By Thomas E. Mann and Norman J. Ornstein
The Washington Post
Our political system was not designed to be efficient, but it wasn’t supposed to be self-destructive, either. After a near-default on the public debt and a fiscal cliff that threatened a new recession, we are facing another man-made crisis: the sequester, across-the-board cuts in discretionary domestic and defense spending that are set to begin Friday and extend over a decade. Let’s separate fact from fiction about the sequester and its impact.
1. Blame Obama — the sequester was his White House’s idea.
Identifying the origins of the sequester has become a major Washington fight. Bob Woodward weighed in recently with a Washington Post op-ed making the case that the idea began in the White House. He’s right in a narrow sense, mainly because he focuses on the middle of the 2011 negotiations between Obama and Republican lawmakers. If you look before and after, a different picture emerges.

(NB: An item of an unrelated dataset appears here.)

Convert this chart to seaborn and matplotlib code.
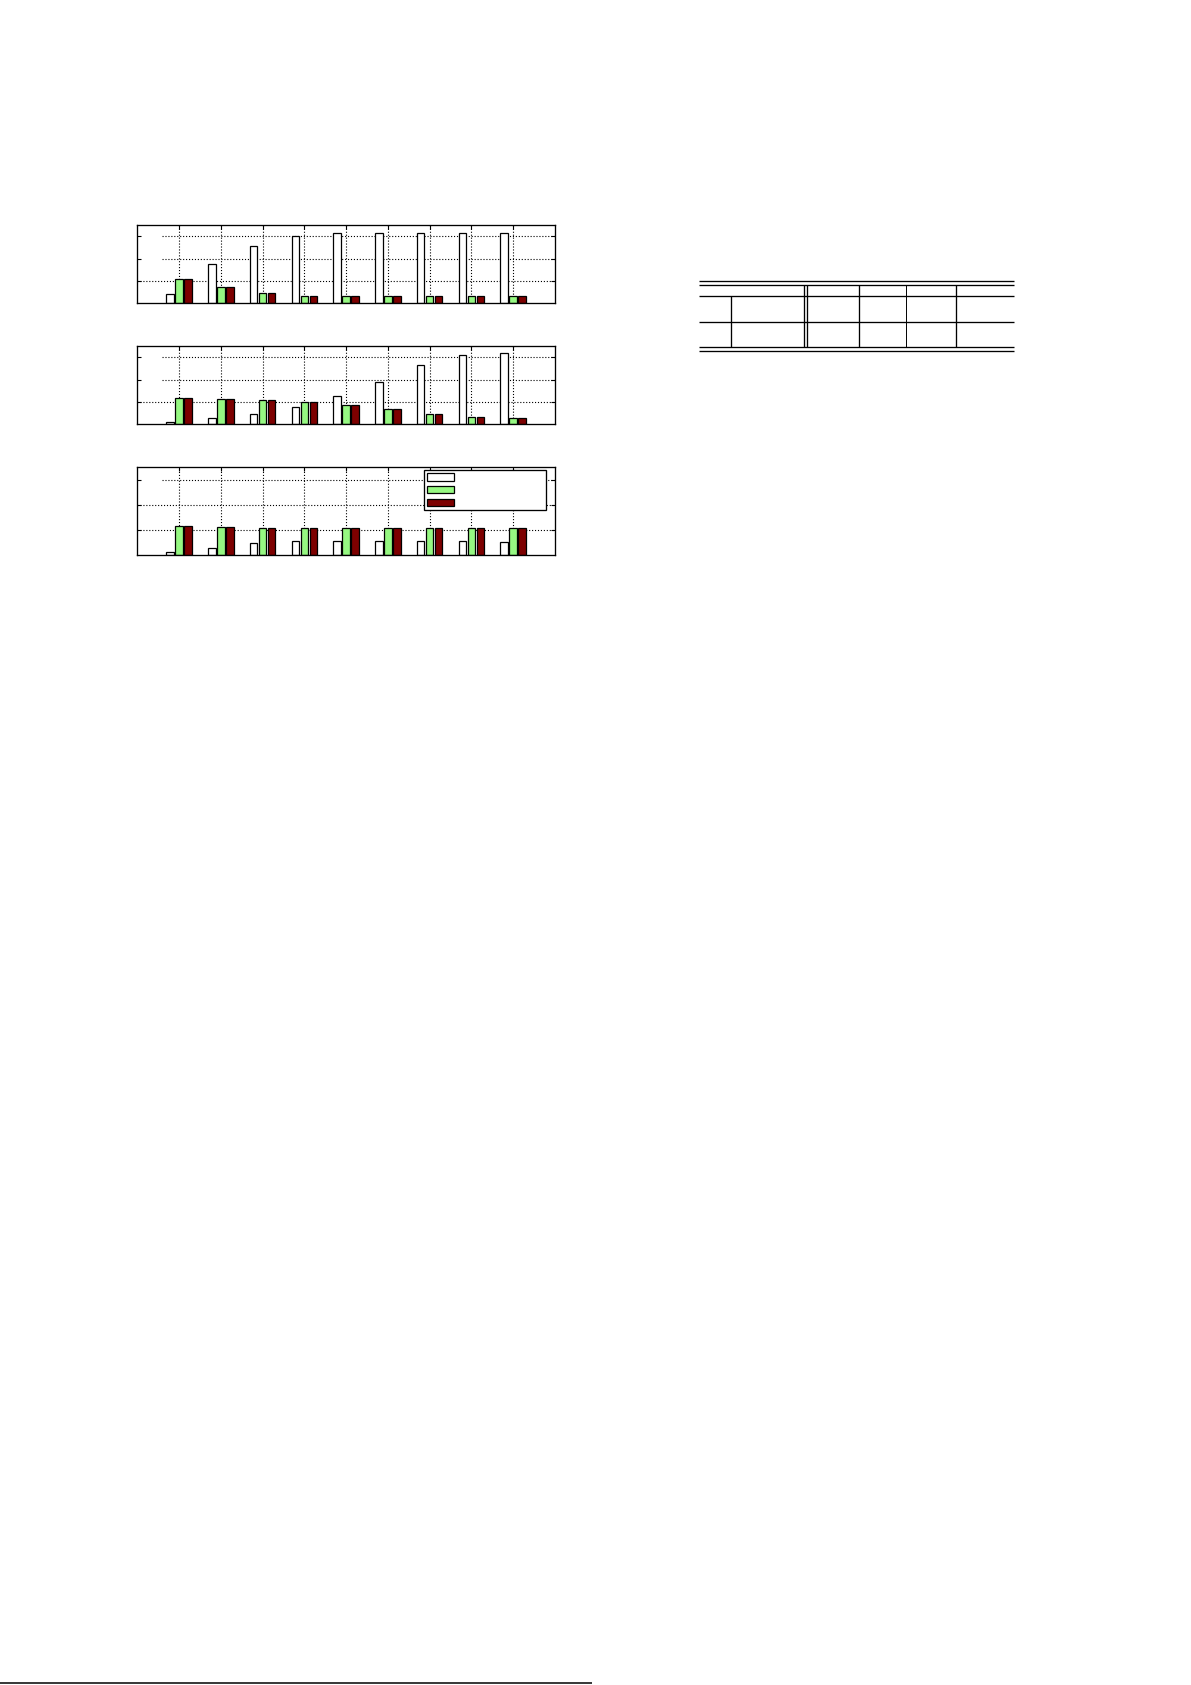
import matplotlib
matplotlib.use("Agg")
import matplotlib.pyplot as plt
import seaborn as sns
import pandas as pd

sns.set_theme(style="white")
plt.rcParams['font.family'] = ['DejaVu Sans']

# --- data (one tick step = 1 unit) ---
groups = ['1', '2', '3', '4', '5', '6', '7', '8', '9']
series = ['A', 'B', 'C']
colours = {'A': '#ffffff', 'B': '#96f882', 'C': '#7d0000'}

p1_a = [0.40, 1.76, 2.57, 3.00, 3.15, 3.15, 3.15, 3.15, 3.15]
p1_b = [1.07, 0.73, 0.45, 0.31, 0.31, 0.31, 0.31, 0.31, 0.31]
p1_c = [1.07, 0.73, 0.45, 0.31, 0.31, 0.31, 0.31, 0.31, 0.31]

p2_a = [0.10, 0.28, 0.46, 0.77, 1.26, 1.89, 2.64, 3.09, 3.18]
p2_b = [1.17, 1.13, 1.08, 0.99, 0.86, 0.68, 0.46, 0.33, 0.28]
p2_c = [1.17, 1.13, 1.08, 0.99, 0.86, 0.68, 0.46, 0.33, 0.28]

p3_a = [0.11, 0.30, 0.50, 0.58, 0.58, 0.58, 0.58, 0.58, 0.54]
p3_b = [1.18, 1.14, 1.08, 1.08, 1.08, 1.08, 1.08, 1.08, 1.08]
p3_c = [1.18, 1.14, 1.08, 1.08, 1.08, 1.08, 1.08, 1.08, 1.08]

y_ticks = [1, 2, 3]


def make_df(a, b, c):
    rows = []
    for vals, s in zip([a, b, c], series):
        for g, v in zip(groups, vals):
            rows.append({'group': g, 'series': s, 'value': v})
    return pd.DataFrame(rows)


fig = plt.figure(figsize=(11.91, 16.85), dpi=100)

# page overlay in pixel units (table rules + footnote rule)
page = fig.add_axes([0, 0, 1, 1], zorder=-1)
page.set_xlim(0, 1191)
page.set_ylim(1685, 0)
page.axis('off')

# axes boxes: left, bottom, width, height (figure fraction)
boxes = [
    [0.1153, 0.8200, 0.3507, 0.0465],
    [0.1153, 0.7482, 0.3507, 0.0465],
    [0.1153, 0.6705, 0.3507, 0.0522],
]
panels = [(p1_a, p1_b, p1_c), (p2_a, p2_b, p2_c), (p3_a, p3_b, p3_c)]
# where the dotted horizontal grid lines begin (for y = 1, 2, 3)
grid_start = [[-1, -0.42, -0.42], [-1, -0.42, -0.42], [-1, -1, -0.42]]

for i, (box, vals) in enumerate(zip(boxes, panels)):
    ax = fig.add_axes(box)
    df = make_df(*vals)
    sns.barplot(data=df, x='group', y='value', hue='series', order=groups,
                hue_order=series, palette=colours, width=0.645, gap=0.16,
                edgecolor='black', linewidth=0.9, saturation=1,
                legend=False, ax=ax, zorder=2)
    ax.set_xlim(-1, 9)
    ax.set_ylim(0, 3.5)
    ax.set_xticks(range(len(groups)))
    ax.set_yticks(y_ticks)
    ax.set_xticklabels([])
    ax.set_yticklabels([])
    ax.set_xlabel('')
    ax.set_ylabel('')
    ax.xaxis.grid(True, linestyle=':', color='black', linewidth=0.8)
    ax.set_axisbelow(True)
    for y, x0 in zip(y_ticks, grid_start[i]):
        ax.hlines(y, x0, 9, linestyles=':', colors='black', linewidth=0.8, zorder=0.5)
    ax.tick_params(direction='in', length=3, width=0.8, top=True, right=True,
                   bottom=True, left=True, colors='black')
    for sp in ax.spines.values():
        sp.set_color('black')
        sp.set_linewidth(0.95)
    ax.set_facecolor('white')

    if i == 2:
        handles = [c.patches[0] for c in ax.containers]
        leg = ax.legend(handles, [' '] * 3, loc='upper left',
                        bbox_to_anchor=(0.6866, 0.969, 0.291, 0), mode='expand',
                        borderaxespad=0, fontsize=6, handlelength=3.2,
                        handleheight=0.95, labelspacing=0.45, borderpad=0.35,
                        handletextpad=0.5, fancybox=False, framealpha=1,
                        edgecolor='black')
        leg.get_frame().set_linewidth(0.95)
        leg.set_zorder(5)

# empty table (ruled lines only)
tab_left, tab_right = 699, 1013.5
h_rules = [280.7, 284.7, 296.5, 321.7, 346.7, 350.8]
page.hlines(h_rules, tab_left, tab_right, colors='black', linewidth=0.95)
page.vlines([730.7], 296.5, 346.7, colors='black', linewidth=0.95)
page.vlines([803.7, 807.3, 859, 955.5], 284.7, 346.7, colors='black', linewidth=0.95)
page.vlines([905.7], 284.7, 346.7, colors='black', linewidth=0.7)

# footnote rule at page bottom
page.hlines(1683.5, 0, 591.5, colors='black', linewidth=1.1)

fig.savefig('out.png', dpi=100, facecolor='white')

In our view, what happened is quite straightforward: In 2011, House Republican leaders used their new majority to force their priorities on the Democratically controlled Senate and the president by holding the debt limit hostage to demands for deep and immediate spending cuts. After negotiations between Obama and House Speaker John Boehner failed (Eric Cantor recently took credit for scuttling a deal), the parties at the eleventh hour settled on a two-part solution: immediate discretionary spending caps that would result in cuts of almost $1 trillion over 10 years; and the creation of a “supercommittee” tasked with reducing the 2012-2021 deficit by another $1.2 trillion to $1.5 trillion. If the supercommittee didn’t broker a deal, automatic spending cuts of $1.2 trillion over the next decade — the sequester — would go into effect. The sequester was designed to be so potentially destructive that the supercommittee would surely reach a deal to avert it.